Pressemitteilung vom 26.06.2024

Ottmar von Holtz: Entwicklungszusammenarbeit: Deutschland muss Verantwortung übernehmen

Zum 31. „Kompass zur Wirklichkeit der Entwicklungspolitik“ von Welthungerhilfe und terre des hommes erklärt Ottmar von Holtz, Sprecher für Entwicklungspolitik:

Der Kompass 24 ist ein wichtiger Gradmesser, wie es um die deutsche Entwicklungspolitik bestellt ist und vor allem, was zu tun ist. Deshalb alarmiert es uns, dass Deutschlands öffentliche Ausgaben für Entwicklungszusammenarbeit (ODA) 2023 gemessen am Vorjahr gesunken sind. Zudem nehmen die Inlandsausgaben für Geflüchtete sowie die Ukraine-Hilfen im Zusammenhang mit Russlands Angriffskrieg einen großen und zunehmenden Anteil der deutschen ODA ein. Besorgniserregend ist auch, dass die deutschen ODA-Ausgaben zugunsten der sogenannten am wenigsten entwickelten Länder (LDC) 2022 niedriger waren als 2018. Durch die geplanten Einsparungen vergrößert sich die Lücke zwischen dem globalen Bedarf an Entwicklungsfinanzierung und deren Verfügbarkeit.
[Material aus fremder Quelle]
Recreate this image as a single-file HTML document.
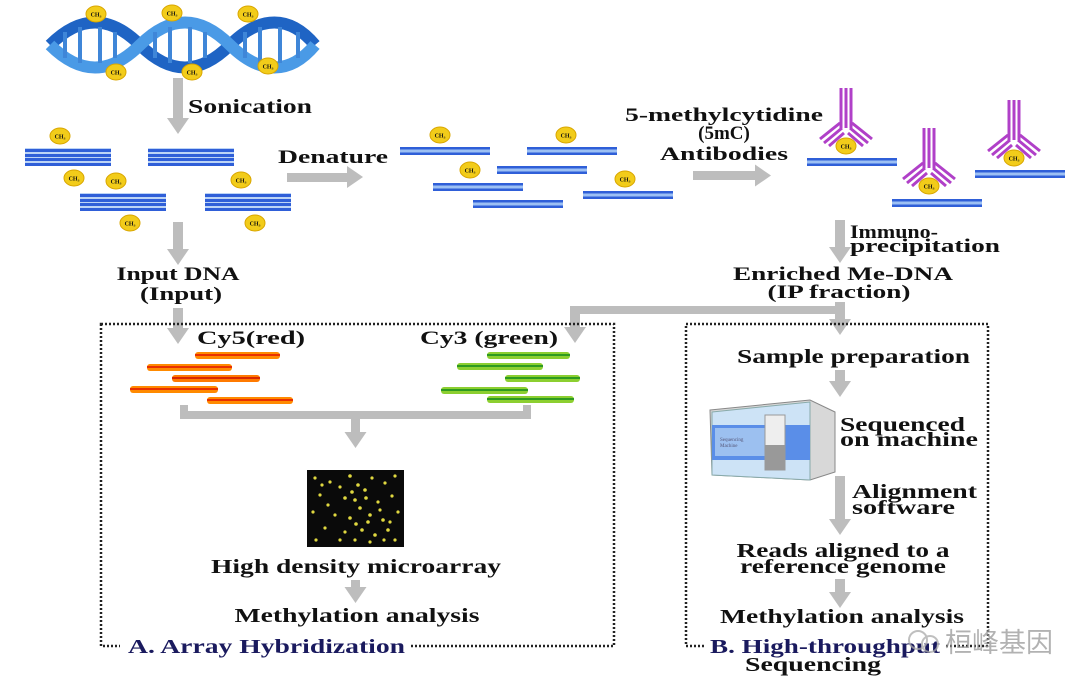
<!DOCTYPE html>
<html><head><meta charset="utf-8"><style>
html,body{margin:0;padding:0;background:#fff;}
svg{display:block;}
text{font-family:"Liberation Serif",serif;font-weight:bold;fill:#111;}
</style></head><body>
<svg width="1080" height="690" viewBox="0 0 1080 690" xmlns="http://www.w3.org/2000/svg">
<defs>
<g id="ds"><rect x="0" y="0" width="86" height="18" fill="#bcd4f6"/><rect x="0" y="1" width="86" height="3" fill="#2f5fd8"/><rect x="0" y="6" width="86" height="3" fill="#2f5fd8"/><rect x="0" y="10" width="86" height="3" fill="#2f5fd8"/><rect x="0" y="15" width="86" height="3" fill="#2f5fd8"/></g>
<g id="ss"><rect x="0" y="0" width="90" height="8" fill="#9cc0f4"/><rect x="0" y="0" width="90" height="2.5" fill="#2f5fd8"/><rect x="0" y="5.5" width="90" height="2.5" fill="#2f5fd8"/></g>
<g id="ball"><line x1="0" y1="0" x2="0" y2="8" stroke="#222" stroke-width="2"/><ellipse cx="0" cy="0" rx="10" ry="8" fill="#f2cc1a" stroke="#d9a600" stroke-width="1"/><text x="0" y="2.5" font-size="6" text-anchor="middle" style="font-weight:bold">CH₃</text></g>
<g id="ballu"><line x1="0" y1="0" x2="0" y2="-8" stroke="#222" stroke-width="2"/><ellipse cx="0" cy="0" rx="10" ry="8" fill="#f2cc1a" stroke="#d9a600" stroke-width="1"/><text x="0" y="2.5" font-size="6" text-anchor="middle" style="font-weight:bold">CH₃</text></g>
<g id="ab" fill="none" stroke="#b040c8" stroke-width="3"><path d="M-5 0 V-40 M0 0 V-40 M5 0 V-40"/><path d="M-4 0 L-22 15 M-2 5 L-17 18 M-6 -5 L-26 11"/><path d="M4 0 L22 15 M2 5 L17 18 M6 -5 L26 11"/></g>
<g id="ad"><polygon points="-11,0 11,0 0,16" fill="#bdbdbd"/></g>
<g id="ar"><polygon points="0,-11 0,11 16,0" fill="#bdbdbd"/></g>
</defs>

<!-- helix -->
<g>
<path d="M50 45 C80 15,110 15,140 45 S200 75,230 45 S290 15,315 45" stroke="#1f64c4" stroke-width="12" fill="none"/>
<path d="M50 45 C80 75,110 75,140 45 S200 15,230 45 S290 75,315 45" stroke="#4a9ae6" stroke-width="12" fill="none"/>
<g stroke="#3f86d8" stroke-width="4">
<line x1="65" y1="32" x2="65" y2="58"/><line x1="80" y1="27" x2="80" y2="63"/><line x1="100" y1="27" x2="100" y2="63"/><line x1="115" y1="32" x2="115" y2="58"/>
<line x1="155" y1="32" x2="155" y2="58"/><line x1="170" y1="27" x2="170" y2="63"/><line x1="190" y1="27" x2="190" y2="63"/><line x1="205" y1="32" x2="205" y2="58"/>
<line x1="245" y1="32" x2="245" y2="58"/><line x1="260" y1="27" x2="260" y2="63"/><line x1="280" y1="27" x2="280" y2="63"/><line x1="298" y1="32" x2="298" y2="58"/>
</g>
<use href="#ball" x="96" y="14"/><use href="#ball" x="172" y="13"/><use href="#ball" x="248" y="14"/>
<use href="#ballu" x="116" y="72"/><use href="#ballu" x="192" y="72"/><use href="#ballu" x="268" y="66"/>
</g>

<rect x="173" y="78" width="10" height="40" fill="#bdbdbd"/><use href="#ad" x="178" y="118"/>
<text x="188" y="113" font-size="20" textLength="124" lengthAdjust="spacingAndGlyphs">Sonication</text>

<use href="#ds" x="25" y="148"/><use href="#ball" x="60" y="136"/><use href="#ballu" x="74" y="178"/>
<use href="#ds" x="148" y="148"/>
<use href="#ds" x="80" y="193"/><use href="#ball" x="116" y="181"/><use href="#ballu" x="130" y="223"/>
<use href="#ds" x="205" y="193"/><use href="#ball" x="241" y="180"/><use href="#ballu" x="255" y="223"/>

<text x="278" y="163" font-size="19" textLength="110" lengthAdjust="spacingAndGlyphs">Denature</text>
<rect x="287" y="173" width="60" height="9" fill="#bdbdbd"/><use href="#ar" x="347" y="177"/>

<use href="#ss" x="400" y="147"/><use href="#ball" x="440" y="135"/>
<use href="#ss" x="527" y="147"/><use href="#ball" x="566" y="135"/>
<use href="#ss" x="497" y="166"/>
<use href="#ss" x="433" y="183"/><use href="#ball" x="470" y="170"/>
<use href="#ss" x="473" y="200"/>
<use href="#ss" x="583" y="191"/><use href="#ball" x="625" y="179"/>

<text x="724" y="121" font-size="19" text-anchor="middle" textLength="198" lengthAdjust="spacingAndGlyphs">5-methylcytidine</text>
<text x="724" y="139" font-size="19" text-anchor="middle">(5mC)</text>
<text x="724" y="160" font-size="19" text-anchor="middle" textLength="128" lengthAdjust="spacingAndGlyphs">Antibodies</text>
<rect x="693" y="171" width="62" height="9" fill="#bdbdbd"/><use href="#ar" x="755" y="175.5"/>

<use href="#ss" x="807" y="158"/><use href="#ball" x="846" y="146"/><use href="#ab" x="846" y="128"/>
<use href="#ss" x="892" y="199"/><use href="#ball" x="929" y="186"/><use href="#ab" x="929" y="168"/>
<use href="#ss" x="975" y="170"/><use href="#ball" x="1014" y="158"/><use href="#ab" x="1014" y="140"/>

<rect x="835" y="220" width="10" height="28" fill="#bdbdbd"/><use href="#ad" x="840" y="247"/>
<text x="850" y="238" font-size="19" textLength="88" lengthAdjust="spacingAndGlyphs">Immuno-</text>
<text x="850" y="252" font-size="19" textLength="150" lengthAdjust="spacingAndGlyphs">precipitation</text>
<text x="843" y="280" font-size="19" text-anchor="middle" textLength="220" lengthAdjust="spacingAndGlyphs">Enriched Me-DNA</text>
<text x="839" y="298" font-size="19" text-anchor="middle" textLength="143" lengthAdjust="spacingAndGlyphs">(IP fraction)</text>

<rect x="173" y="222" width="10" height="28" fill="#bdbdbd"/><use href="#ad" x="178" y="249"/>
<text x="178" y="280" font-size="19" text-anchor="middle" textLength="123" lengthAdjust="spacingAndGlyphs">Input DNA</text>
<text x="181" y="300" font-size="19" text-anchor="middle" textLength="82" lengthAdjust="spacingAndGlyphs">(Input)</text>
<rect x="173" y="308" width="10" height="22" fill="#bdbdbd"/><use href="#ad" x="178" y="328"/>

<rect x="835" y="302" width="10" height="18" fill="#bdbdbd"/><use href="#ad" x="840" y="319"/>
<rect x="570" y="306" width="270" height="8" fill="#bdbdbd"/>
<rect x="570" y="306" width="10" height="22" fill="#bdbdbd"/><use href="#ad" x="575" y="327"/>

<rect x="101" y="324" width="513" height="322" fill="none" stroke="#222" stroke-width="2.5" stroke-dasharray="2 2"/>
<rect x="686" y="324" width="302" height="322" fill="none" stroke="#222" stroke-width="2.5" stroke-dasharray="2 2"/>
<rect x="120" y="640" width="290" height="14" fill="#fff"/>
<rect x="705" y="640" width="240" height="14" fill="#fff"/>

<text x="197" y="344" font-size="19" textLength="108" lengthAdjust="spacingAndGlyphs">Cy5(red)</text>
<text x="420" y="344" font-size="19" textLength="138" lengthAdjust="spacingAndGlyphs">Cy3 (green)</text>

<g>
<rect x="195" y="352" width="85" height="7" rx="3" fill="#ff8a00"/><rect x="195" y="354" width="85" height="2" fill="#e83000"/>
<rect x="147" y="364" width="85" height="7" rx="3" fill="#ff8a00"/><rect x="147" y="366" width="85" height="2" fill="#e83000"/>
<rect x="172" y="375" width="88" height="7" rx="3" fill="#ff7a00"/><rect x="172" y="377" width="88" height="2" fill="#d82800"/>
<rect x="130" y="386" width="88" height="7" rx="3" fill="#ff8a00"/><rect x="130" y="388" width="88" height="2" fill="#e83000"/>
<rect x="207" y="397" width="86" height="7" rx="3" fill="#ff8a00"/><rect x="207" y="399" width="86" height="2" fill="#e83000"/>
<rect x="487" y="352" width="83" height="7" rx="3" fill="#8ccf30"/><rect x="487" y="354" width="83" height="2" fill="#2e9a20"/>
<rect x="457" y="363" width="86" height="7" rx="3" fill="#8ccf30"/><rect x="457" y="365" width="86" height="2" fill="#2e9a20"/>
<rect x="505" y="375" width="75" height="7" rx="3" fill="#8ccf30"/><rect x="505" y="377" width="75" height="2" fill="#2e9a20"/>
<rect x="441" y="387" width="87" height="7" rx="3" fill="#8ccf30"/><rect x="441" y="389" width="87" height="2" fill="#2e9a20"/>
<rect x="487" y="396" width="87" height="7" rx="3" fill="#8ccf30"/><rect x="487" y="398" width="87" height="2" fill="#2e9a20"/>
</g>

<rect x="180" y="405" width="8" height="14" fill="#bdbdbd"/>
<rect x="523" y="405" width="8" height="14" fill="#bdbdbd"/>
<rect x="180" y="411" width="351" height="8" fill="#bdbdbd"/>
<rect x="351" y="415" width="9" height="18" fill="#bdbdbd"/><use href="#ad" x="355.5" y="432"/>

<rect x="307" y="470" width="97" height="77" fill="#0a0a0a"/>
<g fill="#e0d840">
<circle cx="315" cy="478" r="1.6"/><circle cx="330" cy="482" r="1.6"/><circle cx="350" cy="476" r="1.8"/><circle cx="358" cy="485" r="1.8"/><circle cx="365" cy="490" r="1.8"/><circle cx="372" cy="478" r="1.6"/><circle cx="385" cy="483" r="1.6"/><circle cx="395" cy="476" r="1.6"/>
<circle cx="320" cy="495" r="1.6"/><circle cx="345" cy="498" r="1.8"/><circle cx="355" cy="500" r="1.8"/><circle cx="360" cy="508" r="1.8"/><circle cx="378" cy="502" r="1.6"/><circle cx="392" cy="496" r="1.6"/>
<circle cx="313" cy="512" r="1.6"/><circle cx="335" cy="515" r="1.6"/><circle cx="350" cy="518" r="1.8"/><circle cx="370" cy="515" r="1.8"/><circle cx="383" cy="520" r="1.8"/><circle cx="398" cy="512" r="1.6"/>
<circle cx="325" cy="528" r="1.6"/><circle cx="345" cy="532" r="1.6"/><circle cx="362" cy="530" r="1.8"/><circle cx="375" cy="535" r="1.8"/><circle cx="388" cy="530" r="1.8"/><circle cx="316" cy="540" r="1.6"/><circle cx="355" cy="540" r="1.6"/><circle cx="395" cy="540" r="1.6"/>
<circle cx="340" cy="487" r="1.6"/><circle cx="352" cy="492" r="1.8"/><circle cx="366" cy="498" r="1.8"/><circle cx="356" cy="524" r="1.8"/><circle cx="368" cy="522" r="1.8"/><circle cx="380" cy="510" r="1.6"/><circle cx="390" cy="522" r="1.6"/><circle cx="328" cy="505" r="1.6"/><circle cx="340" cy="540" r="1.6"/><circle cx="370" cy="542" r="1.6"/><circle cx="384" cy="540" r="1.6"/><circle cx="322" cy="485" r="1.6"/>
</g>

<text x="356" y="573" font-size="20" text-anchor="middle" textLength="290" lengthAdjust="spacingAndGlyphs">High density microarray</text>
<rect x="351" y="580" width="9" height="8" fill="#bdbdbd"/><use href="#ad" x="355.5" y="587"/>
<text x="357" y="622" font-size="20" text-anchor="middle" textLength="245" lengthAdjust="spacingAndGlyphs">Methylation analysis</text>
<text x="128" y="653" font-size="20" style="fill:#1a1a5e" textLength="277" lengthAdjust="spacingAndGlyphs">A. Array Hybridization</text>

<text x="737" y="363" font-size="20" textLength="233" lengthAdjust="spacingAndGlyphs">Sample preparation</text>
<rect x="835" y="370" width="10" height="12" fill="#bdbdbd"/><use href="#ad" x="840" y="381"/>

<g>
<polygon points="710,410 810,400 835,412 835,472 810,480 712,475" fill="#d8d8d8" stroke="#888"/>
<polygon points="712,412 810,402 810,480 712,475" fill="#cde3f6" stroke="#8aa"/>
<rect x="712" y="425" width="98" height="35" fill="#5a8ee8"/>
<rect x="715" y="428" width="50" height="28" fill="#9cc0f0"/>
<rect x="765" y="415" width="20" height="55" fill="#eee" stroke="#999"/>
<rect x="765" y="445" width="20" height="25" fill="#999"/>
<text x="720" y="441" font-size="5" style="font-weight:normal;fill:#557">Sequencing</text>
<text x="720" y="447" font-size="5" style="font-weight:normal;fill:#557">Machine</text>
</g>
<text x="840" y="431" font-size="20" textLength="125" lengthAdjust="spacingAndGlyphs">Sequenced</text>
<text x="840" y="446" font-size="20" textLength="138" lengthAdjust="spacingAndGlyphs">on machine</text>

<rect x="835" y="476" width="10" height="44" fill="#bdbdbd"/><use href="#ad" x="840" y="519"/>
<text x="852" y="498" font-size="20" textLength="125" lengthAdjust="spacingAndGlyphs">Alignment</text>
<text x="852" y="514" font-size="20" textLength="103" lengthAdjust="spacingAndGlyphs">software</text>
<text x="843" y="557" font-size="20" text-anchor="middle" textLength="213" lengthAdjust="spacingAndGlyphs">Reads aligned to a</text>
<text x="843" y="573" font-size="20" text-anchor="middle" textLength="206" lengthAdjust="spacingAndGlyphs">reference genome</text>
<rect x="835" y="579" width="10" height="14" fill="#bdbdbd"/><use href="#ad" x="840" y="592"/>
<text x="842" y="623" font-size="20" text-anchor="middle" textLength="244" lengthAdjust="spacingAndGlyphs">Methylation analysis</text>
<text x="710" y="653" font-size="20" style="fill:#1a1a5e" textLength="230" lengthAdjust="spacingAndGlyphs">B. High-throughput</text>
<text x="813" y="671" font-size="20" text-anchor="middle" textLength="136" lengthAdjust="spacingAndGlyphs">Sequencing</text>

<g opacity="0.75">
<circle cx="918" cy="640" r="9" fill="none" stroke="#aaa" stroke-width="2"/>
<circle cx="930" cy="644" r="8" fill="none" stroke="#aaa" stroke-width="2"/>
<text x="945" y="652" font-size="27" style="font-family:'Noto Sans CJK SC',sans-serif;font-weight:normal;fill:#999">桓峰基因</text>
</g>
</svg>
</body></html>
Die wachsende Zahl autokratisch geführter Staaten sowie zunehmende Krisen im Globalen Süden bei gleichzeitiger angespannter Lage der Haushalte sind höchst beunruhigend. In fragilen Kontexten ist die Intensivierung der Zusammenarbeit mit zivilgesellschaftlichen Akteuren daher besonders wichtig. Darum setzen wir uns für Anpassungen bei den Förderbedingungen sowie eine verlässliche Finanzierung dieser Akteure ein. Zurecht nimmt der Bericht Deutschland in die Pflicht, in fragilen Kontexten seine Verantwortung in der Entwicklungszusammenarbeit und humanitären Hilfe nicht auf zivilgesellschaftliche Akteure abzuwälzen, sondern selbst Verantwortung zu übernehmen.

Insbesondere die steigende Zahl der Hungernden weltweit darf nicht tatenlos hingenommen werden. Im Sahel trägt der fortgesetzte Einsatz von Entwicklungszusammenarbeit immerhin dazu bei, das Recht auf Nahrung umzusetzen und kleinbäuerliche Betriebe zu stärken. Gerade deswegen darf die deutsche Entwicklungszusammenarbeit sich hier nicht zurückziehen, wenn wir zu Stabilität für diese Regionen und die Menschen dort beitragen wollen.

Die Zivilgesellschaft mahnt auch an, bei der Kooperation mit afrikanischen Staaten die Partnerorientierung mehr in den Fokus zu stellen, um Top-Down Ansätze zu vermeiden. Es ist hier entscheidend, das veraltete Narrativ des „Krisenkontinents Afrika“ abzulegen, auch vor dem Hintergrund einer Dekolonialisierung der Zusammenarbeit mit dem Globalen Süden. Dem sollte in den afrikapolitischen Leitlinien der Bundesregierung Rechnung getragen werden. Gemeinsame Planungen der Ressorts müssen intensiviert und die ODA-Koordinierung umgesetzt werden.